Já para os tubarões, uma medida simples e eficiente é a retirada do cabo de aço que geralmente é colocado ao final do espinhel – uma arte de pesca que consiste em uma sequência de anzóis, instalada em alto-mar. Retirando o cabo de aço, boa parte dos tubarões consegue se soltar do espinhel que continuaria a capturar atuns e dourados, outros peixes comerciais que são alvo dessa arte de pesca.

Nilamon explica que badejos, garoupas e tubarões alcançam a idade reprodutiva apenas por volta dos 30 anos, mas são pescados antes disso, por isso seus estoques estão sendo tão reduzidos, a ponto de estarem ameaçados de extinção. Se não forem protegidos agora, afirma, irão desaparecer.

Da lista do governo estadual, por exemplo, constam duas espécies de budião que são endêmicas da Ilha de Trindade, ou seja, só ocorrem naquela região e em nenhum outro lugar. Não são importantes economicamente, portanto, podem ter a pesca proibida, sem causar grandes problemas aos pescadores.
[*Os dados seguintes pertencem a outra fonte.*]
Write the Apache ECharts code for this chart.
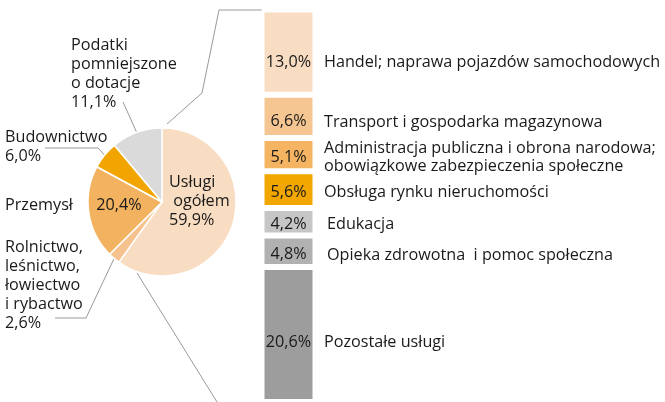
<!DOCTYPE html>
<html>
<head>
<meta charset="utf-8">
<script src="https://cdn.jsdelivr.net/npm/echarts@6/dist/echarts.min.js"></script>
<style>
  html, body { margin: 0; padding: 0; background: #fff; }
  #chart { width: 665px; height: 402px; }
</style>
</head>
<body>
<div id="chart"></div>
<script>
// Struktura wartości dodanej brutto
const pieNames = ['Usługi\n ogółem', 'Rolnictwo,\nleśnictwo,\nłowiectwo\ni rybactwo', 'Przemysł', 'Budownictwo', 'Podatki\npomniejszone\no dotacje'];
const pieValues = [59.9, 2.6, 20.4, 6.0, 11.1];
const pieColors = ['#F8DDC2', '#F6C38E', '#F3B25F', '#F2A500', '#DADADA'];

// Usługi – podział
const serviceNames = [
  'Handel; naprawa pojazdów samochodowych',
  'Transport i gospodarka magazynowa',
  'Administracja publiczna i obrona narodowa;\nobowiązkowe zabezpieczenia społeczne',
  'Obsługa rynku nieruchomości',
  'Edukacja',
  'Opieka zdrowotna  i pomoc społeczna',
  'Pozostałe usługi'
];
const serviceValues = [13.0, 6.6, 5.1, 5.6, 4.2, 4.8, 20.6];
const serviceColors = ['#F8DDC2', '#F6C692', '#F4B462', '#F2A600', '#C6C6C6', '#B1B1B1', '#9D9D9D'];

const FONT = '"Open Sans", sans-serif';
const FS = 16.2;
const TEXT = '#1a1a1a';
const LINE = '#999999';
const pct = v => v.toFixed(1).replace('.', ',') + '%';

const PIE_C = [162, 202];
const PIE_R = 74;

// label nudges for the service rows (px, downward)
const rowShift = [10, 5, 3, 3, 3, 3, 8];
const nameShift = [10, 6, 3, 3, 3, 4, 8];
const nameIndent = [0, 0, 0, 0, 3, 3, 0];

// outer label placement: left/top of the text block and leader path
const outerLabels = {
  4: { x: 71, y: 36, line: [[123, 102]] },
  3: { x: 5, y: 128, line: [[98, 148], [45, 148]] },
  2: { x: 5, y: 196, line: null },
  1: { x: 5, y: 238, line: [[86, 318], [55, 318]] }
};
const innerLabels = {
  0: { x: 169, y: 201, align: 'left' },
  2: { x: 119, y: 205, align: 'center' }
};

const pieData = pieNames.map((n, i) => ({
  name: n,
  value: pieValues[i],
  itemStyle: { color: pieColors[i] },
  label: i === 0 ? { show: false } : undefined,
  labelLine: i === 0 || i === 2 ? { show: false } : undefined
}));

const chart = echarts.init(document.getElementById('chart'), null, { renderer: 'canvas' });

const barSeries = serviceNames.map((name, i) => ({
  type: 'bar',
  stack: 'uslugi',
  barWidth: '100%',
  animation: false,
  itemStyle: { borderColor: '#fff', borderWidth: 3 },
  label: {
    show: true, position: 'inside', offset: [0, rowShift[i]],
    fontFamily: FONT, fontSize: FS, color: TEXT,
    formatter: () => pct(serviceValues[i])
  },
  data: [
    { value: serviceValues[i], itemStyle: { color: serviceColors[i] } },
    {
      value: serviceValues[i],
      itemStyle: { color: 'rgba(0,0,0,0)', borderWidth: 0 },
      label: {
        show: true, position: 'insideLeft', distance: 8.5,
        offset: [nameIndent[i], nameShift[i]],
        fontFamily: FONT, fontSize: FS, color: TEXT, lineHeight: 18,
        formatter: () => name
      }
    }
  ]
}));

chart.setOption({
  animation: false,
  backgroundColor: '#fff',
  grid: { left: 261.5, top: 9.5, width: 108, height: 394.7 },
  xAxis: { type: 'category', data: ['udział', 'opis'], show: false },
  yAxis: { type: 'value', inverse: true, min: 0, max: 59.9, show: false },
  series: [
    {
      type: 'pie',
      center: PIE_C,
      radius: PIE_R,
      startAngle: 90,
      clockwise: true,
      animation: false,
      itemStyle: { borderColor: '#fff', borderWidth: 1.5 },
      label: {
        show: true, overflow: 'none',
        fontFamily: FONT, fontSize: FS, color: TEXT, lineHeight: 19,
        formatter: p => p.dataIndex === 2 ? p.name : p.name + '\n' + pct(p.value)
      },
      labelLine: { show: true, length: 5, length2: 5, lineStyle: { color: LINE, width: 1 } },
      labelLayout: p => {
        const o = outerLabels[p.dataIndex];
        if (!o) return {};
        const res = { x: o.x, y: o.y, align: 'left', verticalAlign: 'top' };
        if (o.line && p.labelLinePoints) {
          const pts = [p.labelLinePoints[0]].concat(o.line);
          if (pts.length < 3) pts.splice(1, 0, o.line[0]);
          res.labelLinePoints = pts;
        }
        return res;
      },
      data: pieData
    },
    {
      type: 'pie',
      center: PIE_C,
      radius: PIE_R,
      startAngle: 90,
      clockwise: true,
      silent: true,
      animation: false,
      itemStyle: { color: 'rgba(0,0,0,0)' },
      label: {
        show: true, position: 'inside', overflow: 'none',
        fontFamily: FONT, fontSize: FS, color: TEXT, lineHeight: 19,
        formatter: p => innerLabels[p.dataIndex] ? (p.dataIndex === 0 ? p.name + '\n' : '') + pct(p.value) : ''
      },
      labelLine: { show: false },
      labelLayout: p => {
        const o = innerLabels[p.dataIndex];
        return o ? { x: o.x, y: o.y, align: o.align, verticalAlign: 'middle' } : {};
      },
      data: pieValues.map((v, i) => ({ name: pieNames[i], value: v }))
    }
  ].concat(barSeries),
  graphic: [
    {
      type: 'polyline', silent: true,
      shape: { points: [[167, 124], [202, 93], [219, 10], [262, 10]] },
      style: { stroke: LINE, lineWidth: 1, fill: null }
    },
    {
      type: 'polyline', silent: true,
      shape: { points: [[137, 273], [217, 402]] },
      style: { stroke: LINE, lineWidth: 1, fill: null }
    }
  ]
});
</script>
</body>
</html>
Atividades industriais precisam de fiscalização

São primeiros ensaios de busca conjunta de alternativas. Nesse sentido, a Assembleia Legislativa realiza uma audiência pública contra a proibição da pesca no Estado na próxima terça-feira (2), reunindo os ministérios da Agricultura e Meio Ambiente, o Instituto Estadual de Meio Ambiente e Recursos Hídricos (Iema), Instituto Brasileiro de Meio Ambiente e Recursos Naturais Renováveis (Ibama), Seag, pescadores e entidades ligadas ao setor pesqueiro.

Há, no entanto, outros inimigos da biodiversidade marinha, dos estoques pesqueiros e da sobrevivência da pesca artesanal no litoral brasileiro, que vão muito além da atividade pesqueira em si. Sísmica, portos, extração de petróleo e gás são algumas das atividades industriais que – associadas à poluição generalizada, por esgotos domésticos e industriais, derramamentos de óleo e liberação de água de lastros de navios, além dos resíduos sólidos – impactam profundamente o equilíbrio o ambiente marinho. E precisam ser ordenados e fiscalizados, como bem enfatizam os pescadores em seus depoimentos e comunicados compartilhados nas redes sociais.